:: Information provided

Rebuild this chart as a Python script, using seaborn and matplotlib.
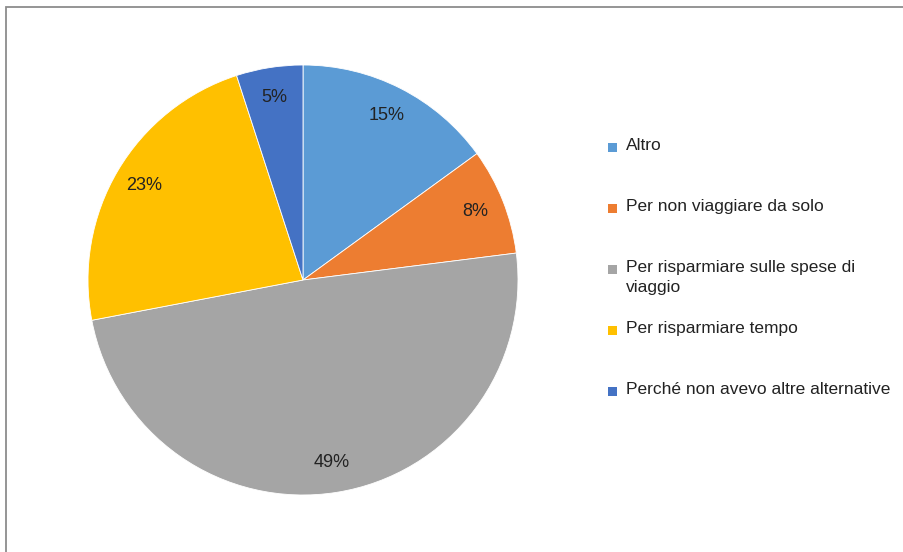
import matplotlib
matplotlib.use("Agg")
import matplotlib.pyplot as plt
from matplotlib.patches import Rectangle
import seaborn as sns

# === Data ===
categories = [
    "Altro",
    "Per non viaggiare da solo",
    "Per risparmiare sulle spese di\nviaggio",
    "Per risparmiare tempo",
    "Perché non avevo altre alternative",
]
shares = [15, 8, 49, 23, 5]
colors = ["#5B9BD5", "#ED7D31", "#A5A5A5", "#FFC000", "#4472C4"]

sns.set_theme(style="white")
plt.rcParams["font.family"] = ["Liberation Sans", "DejaVu Sans"]

W, H = 904, 552
fig = plt.figure(figsize=(W / 100, H / 100), dpi=100)
fig.patch.set_facecolor("white")

# chart frame (runs off the right and bottom edges)
fig.patches.append(Rectangle((6.5 / W, -0.1), 1.2, 1.1 - 7.5 / H, transform=fig.transFigure,
                             fill=False, edgecolor="#8c8c8c", linewidth=1.3))

# === Pie ===
cx, cy, r = 303, 280, 215
ax = fig.add_axes([(cx - r) / W, (H - cy - r) / H, 2 * r / W, 2 * r / H])
wedges, texts, autotexts = ax.pie(
    shares, colors=colors, startangle=90, counterclock=False,
    autopct="%.0f%%", pctdistance=0.86,
    wedgeprops=dict(edgecolor="white", linewidth=0.6),
    textprops=dict(fontsize=13, color="#222222"),
)
ax.set_xlim(-1, 1)
ax.set_ylim(-1, 1)
ax.set_aspect("equal")
ax.axis("off")

# === Legend (Excel-style, markers aligned with first line) ===
for i, (lab, col) in enumerate(zip(categories, colors)):
    y = H - (147 + 61 * i)
    fig.patches.append(Rectangle((608 / W, (y - 4.5) / H), 9 / W, 9 / H,
                                 transform=fig.transFigure, facecolor=col, edgecolor="none"))
    fig.text(626 / W, (y + 9) / H, lab, fontsize=12.5, color="#222222",
             va="top", ha="left", linespacing=1.45)

fig.savefig("out.png", dpi=100, facecolor="white")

::::

__Description of the task__
Transcribe the material exactly, keeping every word and none of the pictures.

__Task answer__
Rebuild this chart as a Python script, using seaborn and matplotlib.
import matplotlib
matplotlib.use("Agg")
import matplotlib.pyplot as plt
from matplotlib.patches import Rectangle
import seaborn as sns

# === Data ===
categories = [
    "Altro",
    "Per non viaggiare da solo",
    "Per risparmiare sulle spese di\nviaggio",
    "Per risparmiare tempo",
    "Perché non avevo altre alternative",
]
shares = [15, 8, 49, 23, 5]
colors = ["#5B9BD5", "#ED7D31", "#A5A5A5", "#FFC000", "#4472C4"]

sns.set_theme(style="white")
plt.rcParams["font.family"] = ["Liberation Sans", "DejaVu Sans"]

W, H = 904, 552
fig = plt.figure(figsize=(W / 100, H / 100), dpi=100)
fig.patch.set_facecolor("white")

# chart frame (runs off the right and bottom edges)
fig.patches.append(Rectangle((6.5 / W, -0.1), 1.2, 1.1 - 7.5 / H, transform=fig.transFigure,
                             fill=False, edgecolor="#8c8c8c", linewidth=1.3))

# === Pie ===
cx, cy, r = 303, 280, 215
ax = fig.add_axes([(cx - r) / W, (H - cy - r) / H, 2 * r / W, 2 * r / H])
wedges, texts, autotexts = ax.pie(
    shares, colors=colors, startangle=90, counterclock=False,
    autopct="%.0f%%", pctdistance=0.86,
    wedgeprops=dict(edgecolor="white", linewidth=0.6),
    textprops=dict(fontsize=13, color="#222222"),
)
ax.set_xlim(-1, 1)
ax.set_ylim(-1, 1)
ax.set_aspect("equal")
ax.axis("off")

# === Legend (Excel-style, markers aligned with first line) ===
for i, (lab, col) in enumerate(zip(categories, colors)):
    y = H - (147 + 61 * i)
    fig.patches.append(Rectangle((608 / W, (y - 4.5) / H), 9 / W, 9 / H,
                                 transform=fig.transFigure, facecolor=col, edgecolor="none"))
    fig.text(626 / W, (y + 9) / H, lab, fontsize=12.5, color="#222222",
             va="top", ha="left", linespacing=1.45)

fig.savefig("out.png", dpi=100, facecolor="white")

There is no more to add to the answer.